Eine ihrer schönsten Ausstellungen hatte Antje Hain in Kurhaus von Wiesbaden 1999 unter dem kryptischen Titel „Sehnsucht Die Leidenschaft“. Hier fand dann auch 2011 eine weitere Ausstellung unter dem Titel „Des Meeres und der Liebe Wellen“ statt.
Edel ist wohl ein zutreffender Ausdruck, mit der ihre neueste Veröffentlichung zu kennzeichnen ist – ihr aktuelles, großformatiges Fotobuch. Mit Wahrheiten, welche von den Bildern Antje Hains ausgehen, in ganzer Schönheit, die jedoch auch Hässlichkeit und Gewalt erahnen lassen.
Über die Aktbilder und die Blumenlandschaften hinaus geht es auch um weitere, wesentliche Ausbildungen von Antje Hains Kunst: Um so bezeichnete „Lappenbilder“, Leinenbilder“ sowie die „Vogelscheuchen“.
In solchen Lappenbildern konstruieren sich im Wind tanzende Stoffe, in Dimensionen von bis zu 20 mal 10 Metern, eine Bühne für einen wirkungsvollen Auftritt, hochdramatisch, in der oberbayerischen Naturlandschaft. In Form der Vogelscheuchen-Bilder, die in Seeon entstanden sind, wird insbesondere das Archaische gefeiert, es wird sowohl Schrecken verbreitet als auch Schutz gewährt.
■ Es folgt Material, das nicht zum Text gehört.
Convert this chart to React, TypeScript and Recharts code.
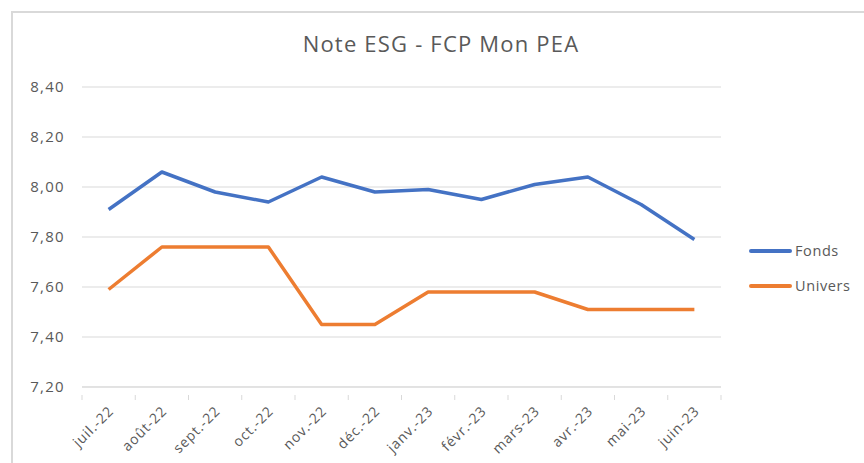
import { LineChart, Line, XAxis, YAxis, CartesianGrid } from "recharts";

const months = [
  "juil.-22",
  "août-22",
  "sept.-22",
  "oct.-22",
  "nov.-22",
  "déc.-22",
  "janv.-23",
  "févr.-23",
  "mars-23",
  "avr.-23",
  "mai-23",
  "juin-23",
];
const fonds = [7.91, 8.06, 7.98, 7.94, 8.04, 7.98, 7.99, 7.95, 8.01, 8.04, 7.93, 7.79];
const univers = [7.59, 7.76, 7.76, 7.76, 7.45, 7.45, 7.58, 7.58, 7.58, 7.51, 7.51, 7.51];
const yTicks = [7.2, 7.4, 7.6, 7.8, 8.0, 8.2, 8.4];

const series = [
  { key: "Fonds", color: "#4472C4" },
  { key: "Univers", color: "#ED7D31" },
];

const data = months.map((m, i) => ({ month: m, Fonds: fonds[i], Univers: univers[i] }));

const W = 864;
const H = 463;
const plotLeft = 82;
const plotRight = 721;
const halfBand = (plotRight - plotLeft) / months.length / 2;
const textColor = "#595959";
const font = "'Open Sans', sans-serif";

const MonthTick = (props: any) => {
  const { x, y, payload, index } = props;
  return (
    <g transform={`translate(${x},${y})`}>
      <line x1={-halfBand} x2={-halfBand} y1={0} y2={5} stroke="#d9d9d9" />
      {index === months.length - 1 && (
        <line x1={halfBand} x2={halfBand} y1={0} y2={5} stroke="#d9d9d9" />
      )}
      <text
        x={6}
        y={17}
        transform="rotate(-45 6 17)"
        textAnchor="end"
        fill={textColor}
        fontSize={14}
        letterSpacing={0.9}
        fontFamily={font}
      >
        {payload.value}
      </text>
    </g>
  );
};

export default function App() {
  return (
    <div style={{ position: "absolute", left: 0, top: 0, width: W, height: H, background: "#fff" }}>
      <div
        style={{
          position: "absolute",
          left: 11,
          top: 11,
          width: W,
          height: H,
          borderLeft: "2px solid #d9d9d9",
          borderTop: "2px solid #d9d9d9",
        }}
      />
      <div
        style={{
          position: "absolute",
          left: 0,
          top: 29,
          width: 882,
          textAlign: "center",
          fontFamily: font,
          fontSize: 22,
          letterSpacing: 1.2,
          lineHeight: "28px",
          color: textColor,
        }}
      >
        Note ESG - FCP Mon PEA
      </div>
      <LineChart
        width={W}
        height={H}
        data={data}
        margin={{ top: 87, right: W - plotRight, bottom: 0, left: plotLeft - 40 }}
      >
        <CartesianGrid vertical={false} stroke="#d9d9d9" />
        <XAxis
          dataKey="month"
          height={76}
          padding={{ left: halfBand, right: halfBand }}
          axisLine={{ stroke: "#d9d9d9" }}
          tickLine={false}
          interval={0}
          tick={<MonthTick />}
        />
        <YAxis
          width={40}
          domain={[7.2, 8.4]}
          ticks={yTicks}
          axisLine={false}
          tickLine={false}
          tickMargin={11}
          tick={{ fill: textColor, fontSize: 15, fontFamily: font, letterSpacing: 1.3 }}
          tickFormatter={(v: number) => v.toFixed(2).replace(".", ",")}
        />
        {series.map((s) => (
          <Line
            key={s.key}
            type="linear"
            dataKey={s.key}
            stroke={s.color}
            strokeWidth={3.5}
            dot={false}
            strokeLinejoin="round"
            isAnimationActive={false}
          />
        ))}
      </LineChart>
      <div
        style={{
          position: "absolute",
          left: 749,
          top: 233,
          fontFamily: font,
          fontSize: 14.5,
          letterSpacing: 0.6,
          color: textColor,
        }}
      >
        {series.map((s) => (
          <div key={s.key} style={{ display: "flex", alignItems: "center", height: 35 }}>
            <span
              style={{
                display: "inline-block",
                width: 43,
                height: 4,
                borderRadius: 2,
                background: s.color,
                marginRight: 3,
              }}
            />
            {s.key}
          </div>
        ))}
      </div>
    </div>
  );
}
In der außergewöhnlichen Technik der Leinenbilder, in Form übergroßer Bildformate, hat schließlich Antje Hain Werke geschaffen, die zum Eindrucksvollsten gehören, was die Fotokunst kennt: Der elegante Schwung eines gebogenen Torsos mit vollendeter Brust, von der Seite erfasst als ein beiges, grafisches Zeichen; und die Großaufnahme des Antlitzes eines „Alten Mannes“, der mit geschlossenen Augen für die Berührung mit der Brust einer nicht sichtbaren Frau den Mund leicht geöffnet hat: ein im Ineinandergreifen von erotischer Verzückung und Pietà-Haltung erschütterndes Werk, welches in seinem religiösen Pathos an die Skulptur „Die Ekstaste der Heiligen Theresa von Avila“ von Bernini denken lässt.
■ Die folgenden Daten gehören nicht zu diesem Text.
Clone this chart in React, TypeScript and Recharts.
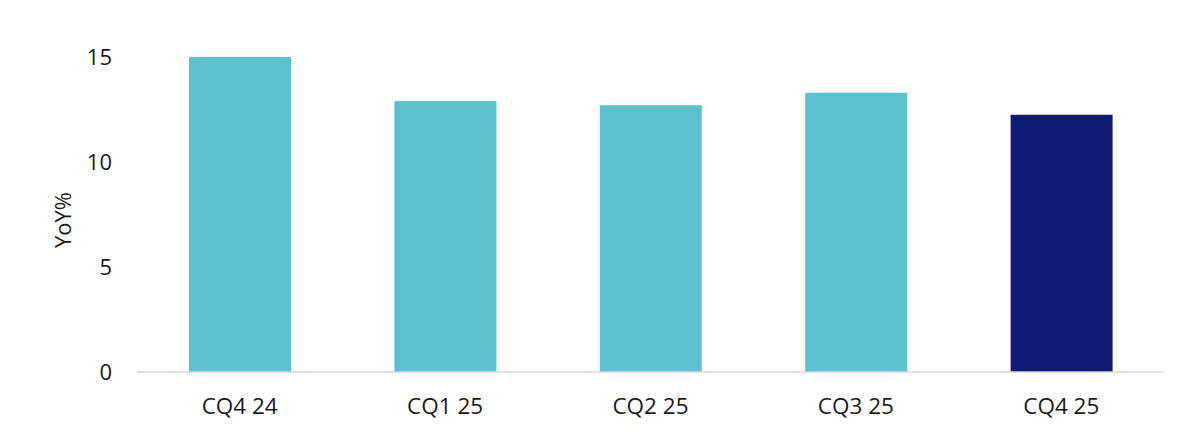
import { BarChart, Bar, XAxis, YAxis, Cell } from "recharts";

const quarters = ["CQ4 24", "CQ1 25", "CQ2 25", "CQ3 25", "CQ4 25"];
const yoyGrowth = [15.0, 12.9, 12.7, 13.3, 12.25];
const yTicks = [0, 5, 10, 15];
const highlightQuarter = "CQ4 25";

const TEAL = "#5dc0cf";
const NAVY = "#111a72";
const TEXT = "#1a1a1a";
const FONT = "'Open Sans', sans-serif";

const rows = quarters.map((q, i) => ({ quarter: q, yoy: yoyGrowth[i] }));

export default function App() {
  return (
    <div style={{ position: "absolute", left: 0, top: 0, background: "#fff" }}>
      <BarChart
        width={1194}
        height={439}
        data={rows}
        margin={{ top: 57, right: 30, bottom: 0, left: 0 }}
      >
        <XAxis
          dataKey="quarter"
          height={67}
          tickLine={false}
          tickSize={0}
          tickMargin={26}
          axisLine={{ stroke: "#d9d9d9", strokeWidth: 1.5 }}
          tick={{ fill: TEXT, fontSize: 22.5, fontFamily: FONT }}
        />
        <YAxis
          width={137}
          domain={[0, 15]}
          ticks={yTicks}
          axisLine={false}
          tickLine={false}
          tickSize={0}
          tickMargin={25}
          tick={{ fill: TEXT, fontSize: 22, fontFamily: FONT }}
          label={{
            content: () => (
              <text
                transform="translate(62,220) rotate(-90)"
                textAnchor="middle"
                dominantBaseline="central"
                fill={TEXT}
                fontSize={22}
                fontFamily={FONT}
              >
                YoY%
              </text>
            ),
          }}
        />
        <Bar dataKey="yoy" barSize={102} isAnimationActive={false}>
          {rows.map((r) => (
            <Cell key={r.quarter} fill={r.quarter === highlightQuarter ? NAVY : TEAL} />
          ))}
        </Bar>
      </BarChart>
    </div>
  );
}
„Unendliche Andersheit“ – dieser Titel einer Ausstellung von Antje Hain im Jahre 2005 gibt ein Stichwort für das Werk dieser aussergewöhnlichen Künstlerin: Welches so unzeitgemäß, ein klein bisschen altmodisch daherkommt, doch im gleichen Maße visionär ist, einem zu Tode geschundenen Medium, nämlich der Fotografie, die Fähigkeit wieder zurückerobern will, auratische Bilder in die Welt zu setzen.